I have not setup rlimit_files, because as far as I know it should use the system default if you don't.

fastcgi_params (only added values to standard file)

fastcgi_connect_timeout 60;
fastcgi_send_timeout 180;
fastcgi_read_timeout 180;
fastcgi_buffer_size 128k;
fastcgi_buffers 4 256k;
fastcgi_busy_buffers_size 256k;
fastcgi_temp_file_write_size 256k;
fastcgi_intercept_errors on;

fastcgi_pass            unix:/tmp/fpm.sock;

nginx.conf

worker_processes        8;
worker_connections      16384;
sendfile                on;
tcp_nopush              on;
keepalive_timeout       4;

Nginx connects to FPM via Unix Socket.

sysctl.conf

net.ipv4.ip_forward = 0
net.ipv4.conf.default.rp_filter = 1
net.ipv4.conf.default.accept_source_route = 0
kernel.sysrq = 1
kernel.core_uses_pid = 1
net.ipv4.tcp_syncookies = 1
kernel.msgmnb = 65536
kernel.msgmax = 65536
kernel.shmmax = 68719476736
kernel.shmall = 4294967296
net.ipv4.conf.all.send_redirects = 0
net.ipv4.conf.default.send_redirects = 0
net.ipv4.tcp_max_syn_backlog = 2048
net.ipv4.icmp_echo_ignore_broadcasts = 1
net.ipv4.conf.all.accept_source_route = 0
net.ipv4.conf.all.accept_redirects = 0
net.ipv4.conf.all.secure_redirects = 0
net.ipv4.conf.all.log_martians = 1
net.ipv4.conf.default.accept_redirects = 0
net.ipv4.conf.default.secure_redirects = 0
net.ipv4.icmp_echo_ignore_broadcasts = 1
net.ipv4.icmp_ignore_bogus_error_responses = 1
net.ipv4.conf.default.rp_filter = 1
net.ipv4.tcp_timestamps = 0
net.ipv4.conf.all.rp_filter=1
net.ipv4.conf.default.rp_filter=1
net.ipv4.conf.eth0.rp_filter=1
net.ipv4.conf.lo.rp_filter=1
net.ipv4.ip_conntrack_max = 100000

limits.conf

* soft nofile 65536
* hard nofile 65536

These are the results for the following commands:

ulimit -n
65536

ulimit -Sn
65536

ulimit -Hn
65536

cat /proc/sys/fs/file-max
2390143

Question: If PHP-FPM is not running out of connections, the load is still low, and there is plenty of RAM available, what bottleneck could be causing these random 502 gateway errors during high traffic?

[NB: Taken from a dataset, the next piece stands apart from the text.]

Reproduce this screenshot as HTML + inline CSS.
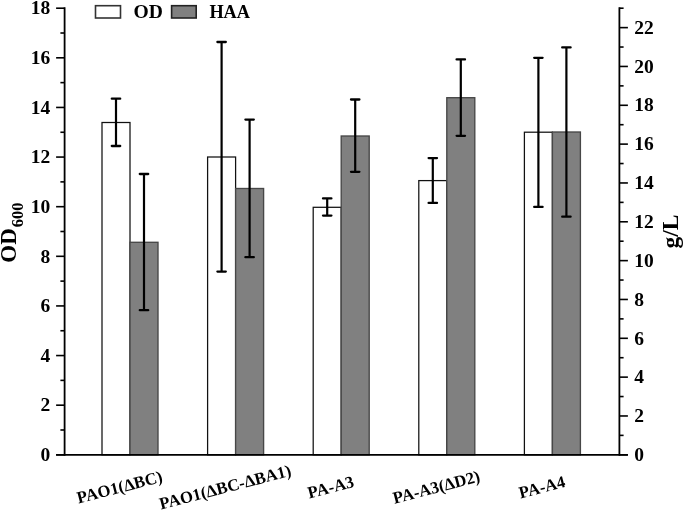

Note: by default this machine's ulimit's were 1024, since I changed it to 65536 I have not fully rebooted the machine, as it's a production machine and it would mean too much downtime.

Mr.Boon
  • 2,024
  • 7
  • 35
  • 48
  • maybe something else is running alongside ? http://www.osbmedia.com/blog/view/php-fpm-nginx-502-gateway – c69 Jan 07 '12 at 19:23
  • 1
    nginx itself can be the bottleneck. track IO as well, not only load. And I think that's more something for serverfault, I'm a coder not a sysadmin. – hakre Jan 07 '12 at 19:40
  • I have xcache running also. 256MB dedicated to Xcache, but that's never all used. – Mr.Boon Jan 07 '12 at 20:44
  • Probably you serving dynamic content with nginx, it is known issue. nginx handling static content very fine, but for dynamic it is better to use another server and nginx as a transparent proxy server. ex: apache(dynamic content)+nginx(as trransparent proxy(static content)) in this case your server should be able to handle unbelievable loads. I know that it is a massive change for such scale systems, but you can try such config on another server and then compare ab tests to get the difference. – Valentin Rusk Feb 21 '12 at 11:20
  • Would be interesting to get samples of the nginx access.log and php-fpm's slow log. Your server looks very capable, but that's an assumption too since I don't know what kind of application your server. And just by framework of choice you can cripple performance. – Till Feb 26 '12 at 02:09
  • A 502 error means there's something going on between nginx and php5-fpm. Something is causing the backend to refuse the connection. That usually happens because something is pegged. That's a fairly large number of connections, but not extreme by any means. Could you check to see if your pipe is saturated? Could you add some evidence that the issue is not a saturated pipe as well as some resource usage during your peak times? Also, check your nginx error logs and php logs. If the requests at least make it to PHP, you should see a log of this. - Add info and I'll see if I can help any further. – MTeck Mar 07 '12 at 21:23
  • Check the error file to see if there's any error there... Also, why don't you use lighttpd + php-fastcgi in port 8080 and send the traffic there using nginx? – StiveKnx Mar 08 '12 at 19:20

4 Answers4

28

This should fix it...

You have: fastcgi_buffers 4 256k;

Change it to: fastcgi_buffers 256 16k; // 4096k total

Also set fastcgi_max_temp_file_size 0, that will disable buffering to disk if replies start to exceeed your fastcgi buffers.

Timothy Perez
  • 20,154
  • 8
  • 51
  • 39
24

Unix socket accept 128 connections by default. It is good to put this line into /etc/sysctl.conf

net.core.somaxconn = 4096
Fluffeh
  • 33,228
  • 16
  • 67
  • 80
kait
  • 241
  • 2
  • 2
1

If it's not helping in some cases - use normal port bind instead of socket, because socket on 300+ can block new requests forcing nginx to show 502.

Misiek
  • 103
  • 8
0

@Mr. Boon

I have 8 core 14 GB ram. But the system gives Gateway time-out very often.
Implementing below fix also didn't solved the issue. Still searching for better fixes.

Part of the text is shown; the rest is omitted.